# Possibly going to show in spring



## Bettawhisperer (Oct 1, 2010)

He may be going to a spring show. Hoping the caudal grows out more or he won't go.










This one may be going to a fall show. He's young yet but has good confirmation and good finnage starting.


----------



## Revolution1221 (Apr 20, 2010)

very nice bettas i love the first one


----------



## funlad3 (Oct 9, 2010)

The first one is AMAZING!!! The contrast is awesome!


----------



## Bettawhisperer (Oct 1, 2010)

Thanks all.


----------



## julem35 (Dec 22, 2010)

beautiful fish, I would love to own somebut Mum says I hav to many as is....


----------



## Chard56 (Oct 10, 2010)

I think he's gorgeous.
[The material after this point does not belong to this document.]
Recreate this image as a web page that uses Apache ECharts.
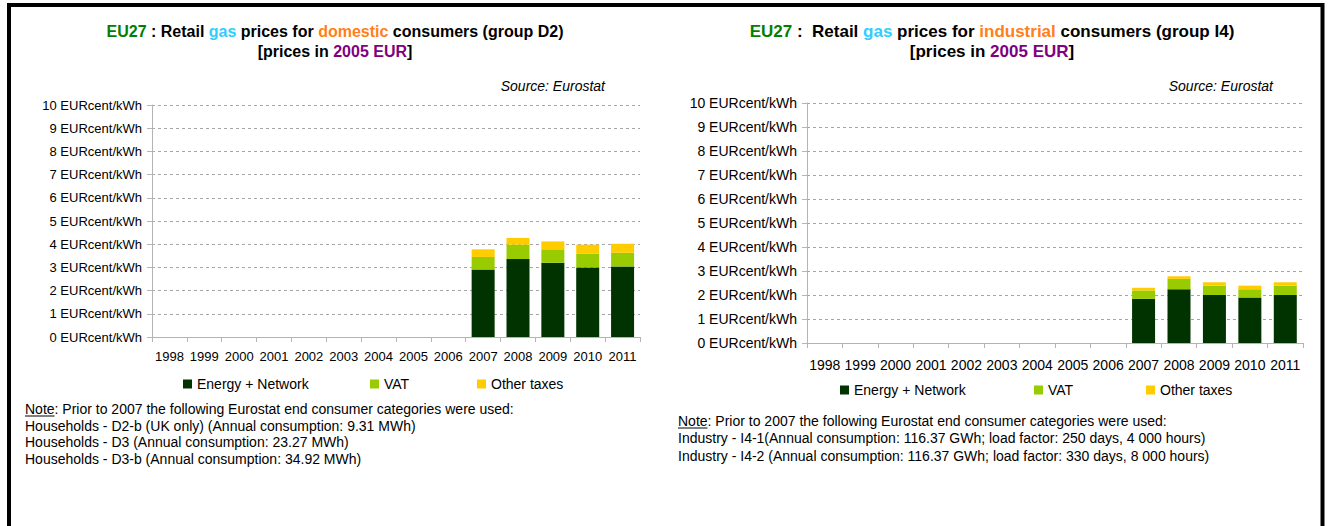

It would be an awful shame if his caudal wasn't grown out by then. Do you live close to where they are having the show? I'm trying to get some interest in starting a chapter here in the Branson area. At Julem: I know that feeling. When I was in high school I had to sneak in a new Betta or tank and hope my stepdad didn't knock me up side the head for it. Now I have them everywhere.


----------



## Bettawhisperer (Oct 1, 2010)

thanks. I'm keeping a close eye on that caudal. No I have to ship my fish to the shows.


----------



## funlad3 (Oct 9, 2010)

What are your shipping methods?


----------



## Bettawhisperer (Oct 1, 2010)

I don't ship in the winter but in the summer they get double bagged into a box with 3/4" sytrofoam sheeting cut to fit the box on all sides. Paper stuffed around the fish bag in the box. I ship Priority Mail only. Haven't lost a fish yet.


----------



## funlad3 (Oct 9, 2010)

I'd imagine you don't ship in the Winter! How do people ship the fish back to you?


----------



## Bettawhisperer (Oct 1, 2010)

Oh from a show. When you package them up to ship for the show you have to include a postage paid sticker so they can send it back to you without it costing them anything..... Many people do ship in the winter.


----------



## lohachata (Jan 27, 2006)

i have shipped fish all over the US at all times of the year..have only had one mishap..i have had fish live for over a week in the bags...i have even shipped a box of fish to alaska in january..USPS Priority...


----------



## Bettawhisperer (Oct 1, 2010)

Yes loads of people do.I didn't say they couldn't be shipped in the winter I just said I don't ship in the winter. Fish have been known to live up to two weeks in a bag.


----------